With Khanna, his working equation was different. The first day he shot with him, he got nervous, even after working for 10 hours before. The older actor helped him rehearse the dialogues and get ready for the shot.
“I am very fortunate and grateful to him that he made me feel at ease and supported and guided me a lot. When I was part of his inner circle, I think it really benefited me and helped me to achieve what I have, because I really look up to him as an actor,” Sharma explained.
The upcoming film finds Sharma’s character, Pappu Mishra, in a love triangle with Riva Kishan’s Mandira Shukla and Akshaye Khanna’s Baba Bhandari. Mishra is a sensational television reporter who catches the notice of his rival Bhandari.
When asked about his preparation for the role, Sharma replied, “For me, I wanted references, so I did see Arnab Goswami sir, I saw Sansani Khez on Zee and all that. As soon as the script came to me, I was like, I’m going to go home and rehearse this. I’m going to shoot it and I’m going to show it to [director Karan Kashyap] sir. He said, keep this, don’t do this, all that minuses and addition was going on.”
He narrated another incident when Kashyap asked him to get into character. The director instructed his young actor to keep his collar up and go out and about, even for professional meetings. Sharma was unsure but stuck with the notes given for his character.
“Now, it obviously made me feel uncomfortable because if you are at a professional meeting, you don’t want to give that vibe [that] you don’t take it seriously,” he recalled. “But all these things, exercises helped me, and we worked on nuances and habits, and shockingly I would like to share is when I went on set, Karan sir said put your collar down. My first day... I said huh? He said, ‘No, dimag ka collar upar kar ke rakh, aur yeh collar neeche kar.’ So I understand where he came from.”
Sharma added that he completely relied on the director’s guidance for the film. It helped that they all planned it out before at a workshop, so nothing was unfamiliar on set. That didn’t mean there was no room for improvisation though.
“I have just surrendered to the director, I didn’t have a thing that I’m coming from this preconceived notion or I have this. I just surrendered,” he said.

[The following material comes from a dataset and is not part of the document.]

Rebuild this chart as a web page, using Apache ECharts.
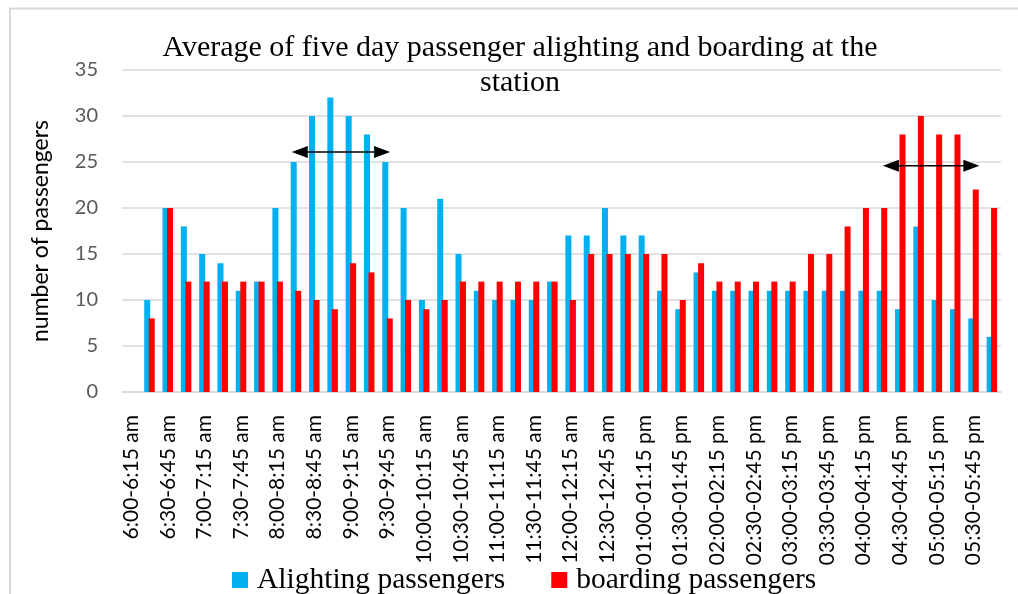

All of Kashyap’s notes to train Sharma and Riva proved helpful to both. Though the film is Kashyap's directorial debut, Sharma explained that he had previously been associate director on several big films. “He didn’t really have to go out and get a teacher for me, because he himself has been one in his earlier days,” he said.
In his acting journey, his famous relatives shared some helpful advice as well. While his actress mother told him to have fun and be spontaneous and natural, cousins Siddhant and Shraddha Kapoor, also in the business, gave him some valuable tips.
“We are actually very close-knit,” Sharma said. “But we kind of stay in the same house so I have never really felt that I don’t have a real brother and sister. We talk to each other about basically everything. They are very protective with me and very happy that I signed this film, so they also just said, listen to everyone. A lot of people are going to give you gyan [knowledge], but listen to yourself, listen to your heart. Whatever you think is right, go ahead. You have to find your own journey is what they believed in.”